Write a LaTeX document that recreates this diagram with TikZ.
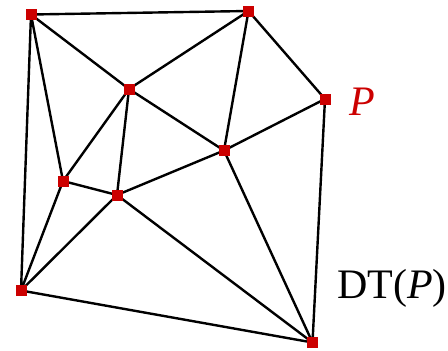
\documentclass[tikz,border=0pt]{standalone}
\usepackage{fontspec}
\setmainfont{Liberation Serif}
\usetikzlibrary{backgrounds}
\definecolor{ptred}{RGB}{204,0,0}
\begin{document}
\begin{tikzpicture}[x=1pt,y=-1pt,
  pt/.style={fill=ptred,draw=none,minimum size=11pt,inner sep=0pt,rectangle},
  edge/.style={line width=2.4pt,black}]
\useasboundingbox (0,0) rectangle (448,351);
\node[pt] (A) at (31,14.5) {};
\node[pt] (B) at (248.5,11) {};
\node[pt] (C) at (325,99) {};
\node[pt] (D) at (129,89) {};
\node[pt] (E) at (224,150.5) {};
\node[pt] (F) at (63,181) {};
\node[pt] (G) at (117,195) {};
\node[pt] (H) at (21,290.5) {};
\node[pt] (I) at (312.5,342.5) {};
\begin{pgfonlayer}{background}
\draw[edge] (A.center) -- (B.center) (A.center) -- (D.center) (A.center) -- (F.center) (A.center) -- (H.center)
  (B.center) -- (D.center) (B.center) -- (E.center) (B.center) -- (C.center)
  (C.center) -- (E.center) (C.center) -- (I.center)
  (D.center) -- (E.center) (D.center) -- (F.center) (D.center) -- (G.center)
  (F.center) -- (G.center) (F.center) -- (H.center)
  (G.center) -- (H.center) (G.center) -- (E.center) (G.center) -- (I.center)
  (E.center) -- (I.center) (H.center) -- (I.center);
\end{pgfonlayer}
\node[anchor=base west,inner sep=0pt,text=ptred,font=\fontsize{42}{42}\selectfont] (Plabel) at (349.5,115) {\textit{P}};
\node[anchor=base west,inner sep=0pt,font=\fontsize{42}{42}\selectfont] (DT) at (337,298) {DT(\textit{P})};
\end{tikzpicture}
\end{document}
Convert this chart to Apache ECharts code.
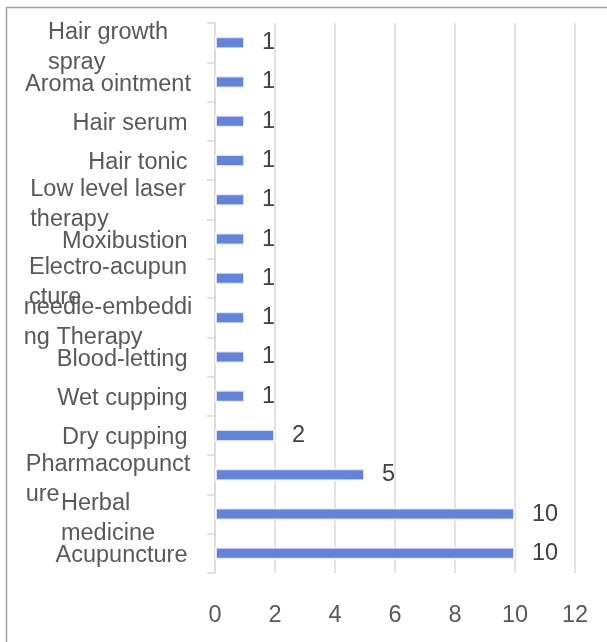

────

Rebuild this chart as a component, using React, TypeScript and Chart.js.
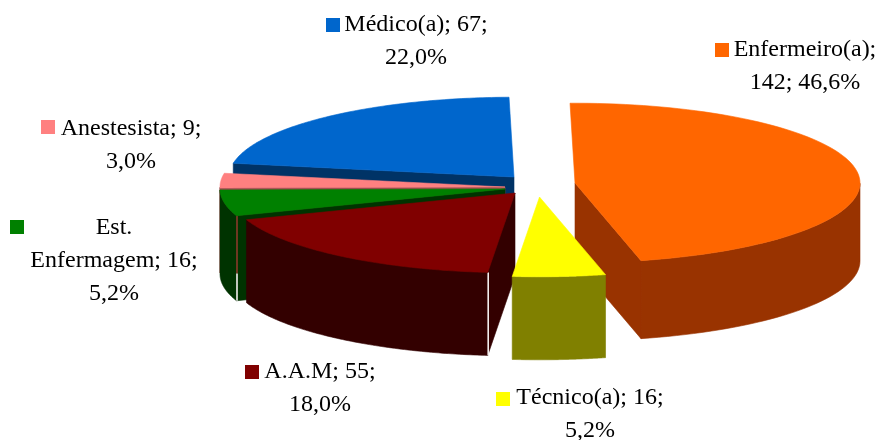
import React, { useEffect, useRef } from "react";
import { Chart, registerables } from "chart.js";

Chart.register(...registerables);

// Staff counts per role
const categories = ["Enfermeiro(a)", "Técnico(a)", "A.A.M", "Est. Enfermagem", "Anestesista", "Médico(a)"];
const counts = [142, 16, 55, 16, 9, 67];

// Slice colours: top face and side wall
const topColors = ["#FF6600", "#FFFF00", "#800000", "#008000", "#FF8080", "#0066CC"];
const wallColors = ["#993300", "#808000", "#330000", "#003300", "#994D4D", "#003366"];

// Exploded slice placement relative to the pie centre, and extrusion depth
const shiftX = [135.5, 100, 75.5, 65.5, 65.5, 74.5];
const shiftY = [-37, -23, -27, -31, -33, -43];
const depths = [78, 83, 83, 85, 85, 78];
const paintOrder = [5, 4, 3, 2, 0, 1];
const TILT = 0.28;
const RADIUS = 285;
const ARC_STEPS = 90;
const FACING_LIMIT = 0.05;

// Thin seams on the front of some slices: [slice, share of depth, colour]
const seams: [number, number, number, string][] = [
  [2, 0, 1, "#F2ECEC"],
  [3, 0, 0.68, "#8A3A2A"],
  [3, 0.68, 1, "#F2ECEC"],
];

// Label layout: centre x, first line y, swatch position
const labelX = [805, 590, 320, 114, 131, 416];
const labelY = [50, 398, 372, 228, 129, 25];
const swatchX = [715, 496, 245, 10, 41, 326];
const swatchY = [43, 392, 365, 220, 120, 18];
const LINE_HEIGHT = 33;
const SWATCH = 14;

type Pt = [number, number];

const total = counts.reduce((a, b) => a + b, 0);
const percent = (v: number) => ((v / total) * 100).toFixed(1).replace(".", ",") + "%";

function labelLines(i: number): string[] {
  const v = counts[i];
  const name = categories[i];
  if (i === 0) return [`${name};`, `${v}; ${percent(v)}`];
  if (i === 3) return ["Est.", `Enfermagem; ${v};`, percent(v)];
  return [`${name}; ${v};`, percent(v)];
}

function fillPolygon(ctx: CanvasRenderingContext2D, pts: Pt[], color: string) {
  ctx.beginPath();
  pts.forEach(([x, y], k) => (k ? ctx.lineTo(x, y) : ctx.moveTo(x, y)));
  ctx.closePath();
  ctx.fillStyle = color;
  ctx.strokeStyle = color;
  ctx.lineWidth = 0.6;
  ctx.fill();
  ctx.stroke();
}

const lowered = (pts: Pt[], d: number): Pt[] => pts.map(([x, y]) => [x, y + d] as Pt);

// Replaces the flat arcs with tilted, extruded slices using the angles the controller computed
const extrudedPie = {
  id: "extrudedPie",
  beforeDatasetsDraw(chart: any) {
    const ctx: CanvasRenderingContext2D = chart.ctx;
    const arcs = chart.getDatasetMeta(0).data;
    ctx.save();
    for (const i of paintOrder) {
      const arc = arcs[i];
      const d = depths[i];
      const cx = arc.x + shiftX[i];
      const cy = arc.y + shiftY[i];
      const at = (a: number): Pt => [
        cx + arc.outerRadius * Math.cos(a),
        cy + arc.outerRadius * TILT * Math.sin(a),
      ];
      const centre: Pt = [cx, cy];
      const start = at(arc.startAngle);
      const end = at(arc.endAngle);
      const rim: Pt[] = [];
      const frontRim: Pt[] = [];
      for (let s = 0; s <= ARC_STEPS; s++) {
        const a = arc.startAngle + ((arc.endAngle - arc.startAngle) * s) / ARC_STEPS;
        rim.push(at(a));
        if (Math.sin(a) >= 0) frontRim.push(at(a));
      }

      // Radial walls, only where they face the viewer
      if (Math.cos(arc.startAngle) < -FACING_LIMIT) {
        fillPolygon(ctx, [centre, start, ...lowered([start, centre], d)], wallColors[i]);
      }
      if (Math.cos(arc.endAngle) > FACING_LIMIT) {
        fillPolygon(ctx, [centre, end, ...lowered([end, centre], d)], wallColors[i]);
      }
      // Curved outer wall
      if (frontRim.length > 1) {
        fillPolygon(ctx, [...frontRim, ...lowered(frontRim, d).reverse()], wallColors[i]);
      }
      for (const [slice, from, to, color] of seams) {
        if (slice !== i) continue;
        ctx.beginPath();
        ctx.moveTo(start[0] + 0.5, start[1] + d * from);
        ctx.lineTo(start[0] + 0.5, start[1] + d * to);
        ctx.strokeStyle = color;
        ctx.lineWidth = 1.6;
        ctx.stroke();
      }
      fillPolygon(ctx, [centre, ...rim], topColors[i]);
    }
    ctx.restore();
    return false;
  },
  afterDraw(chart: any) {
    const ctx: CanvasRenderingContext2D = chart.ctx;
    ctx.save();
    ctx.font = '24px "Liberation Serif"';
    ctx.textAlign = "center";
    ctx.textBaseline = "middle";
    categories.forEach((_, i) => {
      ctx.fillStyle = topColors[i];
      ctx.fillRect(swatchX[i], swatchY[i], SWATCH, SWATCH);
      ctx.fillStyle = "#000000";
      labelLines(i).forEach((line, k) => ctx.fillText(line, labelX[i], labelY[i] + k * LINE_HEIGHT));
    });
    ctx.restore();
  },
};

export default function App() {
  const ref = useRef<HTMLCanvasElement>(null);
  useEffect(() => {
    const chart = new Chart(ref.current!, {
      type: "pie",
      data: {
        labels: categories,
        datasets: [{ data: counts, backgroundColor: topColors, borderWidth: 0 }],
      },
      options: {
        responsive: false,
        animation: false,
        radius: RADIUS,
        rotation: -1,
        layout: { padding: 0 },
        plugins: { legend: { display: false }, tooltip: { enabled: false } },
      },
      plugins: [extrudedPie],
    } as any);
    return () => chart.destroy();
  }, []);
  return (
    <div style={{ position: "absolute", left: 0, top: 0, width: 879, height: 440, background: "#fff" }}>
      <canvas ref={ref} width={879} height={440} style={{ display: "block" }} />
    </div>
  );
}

────

(Requirements) Everything from the line with "Write a LaTeX" down to the line with "Convert this chart to Apache ECharts code." in the data above should be copied exactly, with both end lines kept and the pictures left out.

(Answer to this problem)
Write a LaTeX document that recreates this diagram with TikZ.
\documentclass[tikz,border=0pt]{standalone}
\usepackage{fontspec}
\setmainfont{Liberation Serif}
\usetikzlibrary{backgrounds}
\definecolor{ptred}{RGB}{204,0,0}
\begin{document}
\begin{tikzpicture}[x=1pt,y=-1pt,
  pt/.style={fill=ptred,draw=none,minimum size=11pt,inner sep=0pt,rectangle},
  edge/.style={line width=2.4pt,black}]
\useasboundingbox (0,0) rectangle (448,351);
\node[pt] (A) at (31,14.5) {};
\node[pt] (B) at (248.5,11) {};
\node[pt] (C) at (325,99) {};
\node[pt] (D) at (129,89) {};
\node[pt] (E) at (224,150.5) {};
\node[pt] (F) at (63,181) {};
\node[pt] (G) at (117,195) {};
\node[pt] (H) at (21,290.5) {};
\node[pt] (I) at (312.5,342.5) {};
\begin{pgfonlayer}{background}
\draw[edge] (A.center) -- (B.center) (A.center) -- (D.center) (A.center) -- (F.center) (A.center) -- (H.center)
  (B.center) -- (D.center) (B.center) -- (E.center) (B.center) -- (C.center)
  (C.center) -- (E.center) (C.center) -- (I.center)
  (D.center) -- (E.center) (D.center) -- (F.center) (D.center) -- (G.center)
  (F.center) -- (G.center) (F.center) -- (H.center)
  (G.center) -- (H.center) (G.center) -- (E.center) (G.center) -- (I.center)
  (E.center) -- (I.center) (H.center) -- (I.center);
\end{pgfonlayer}
\node[anchor=base west,inner sep=0pt,text=ptred,font=\fontsize{42}{42}\selectfont] (Plabel) at (349.5,115) {\textit{P}};
\node[anchor=base west,inner sep=0pt,font=\fontsize{42}{42}\selectfont] (DT) at (337,298) {DT(\textit{P})};
\end{tikzpicture}
\end{document}
Convert this chart to Apache ECharts code.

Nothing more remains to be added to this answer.